Начнём издалека. В свое время до Отечественной войны 1812 года был весьма популярен портрет Гавриила Державина (он же поэт и лицо, весьма приближённое к Александру I) в шапке и шубе. Автором портрета был итальянец Сальваторе Томчи. Приехал он в Россию ещё во времена Екатерины II, жил в Москве. О нём отзывались как об умном человеке, эстете по нравам тогдашнего времени и неплохом поэте. Хотя, зная тогдашние времена, писал стихи скорее не по-русски.
К началу наполеоновского вторжения он уже был отнюдь не молодым человеком, но с уже сложившимся капиталом на ниве живописи. Ещё бы… Писал Павла I в мальтийском одеянии. Говорят, в Гатчине можно увидеть. Партия выгодная, к тому же из дворян, вот княжна Наталия Гагарина, девица не первой свежести, но из хорошей фамилии, через сватов предложила ему руку и сердце. Желание иметь жену из самой древней русской фамилии польстило итальянцу. И он женился, войдя в высшие круги московской аристократии. А "Война и мир" — это мир именно княжны Гагариной.
Забавно, что, женившись, Томчи забросил искусство, ударившись на деньги жены в удовольствие московской знати. Это и клубы, и карты, цыгане и прочие излишества. Главное, что он стал вхож в круг московской аристократии, среди которых тогда главенствующую роль занимал московский губернатор Фёдор Ростопчин.
Но грянул 1812 год, Бородино, и Томчи, как и другая элита тогдашней Москвы, отослал свою жену с пожитками вглубь России. Сам же, по приглашению графа, переселился к Ростопчину. Где 2 сентября и стал свидетелем казни во дворе губернатора купеческого сына Верещагина. Что и привело его к помешательству.
Откровенно говоря, время для Ростопчина было сложное. Не имея никаких указаний от царя, ожидание скорой сдачи Москвы французам, граф был в сложном положении. Последние повозки с добром дворян покидали Москву, но в городе ещё оставались тысячи жителей. Мещан и дворовых людей, которых оставили защищать оставшееся добро господ. Но чем? Вилами?
И москвичи выходят на улицы, требуя от властей внести ясность в их будущее. Паника, когда нет определённости, никогда не ведёт к хорошему. И народу надо было бросить кость. Спасти себя и позволить Толстому через сорок лет запечатлеть Верещагина в романе — тоже немало. Да и урок на будущее.
Полиция в этот день поспешно объявила Ростопчину, уже собиравшемуся покинуть Москву, что народ толпами валит к губернаторскому дому и требует объяснений по поводу его призыва вести народ на борьбу с французом — если сам он удирает. Кстати, арсенал был открыт, и многие москвичи уже были частично вооружены. Позже они станут партизанами в подмосковных лесах. Или посчитаются с оккупантами на московских улицах.
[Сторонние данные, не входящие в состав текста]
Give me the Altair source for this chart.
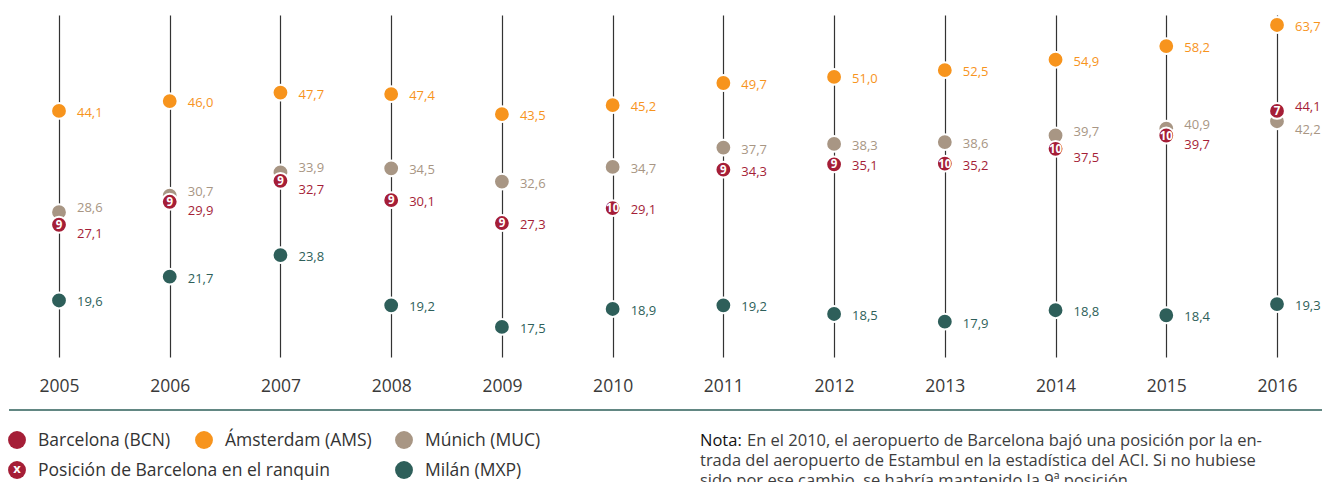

Но где же кость для обезумевшей массы, когда у тебя нет даже военной силы? И Ростопчин нашёл. Это был купеческий сын Верещагин, который был осужден за перевод иностранного памфлета. Выйдя к народу, граф так и заявил — из-за него гибнет Россия и Москва. Казните его самосудом.
Но разбушевавшаяся толпа его не поняла, не видя связь с отъездом Ростопчина и "изменой" Верещагина. Граф в истерике крикнул: "Драгун, руби его палашом!" Вскоре растерзанный труп Верещагина, привязанный к лошади, потащили по московским улицам. А народ издевался над трупом. Вероятно, через пару дней великого исхода москвичей из Москвы его уже забыли. Но Ростопчин был уже далеко от Москвы.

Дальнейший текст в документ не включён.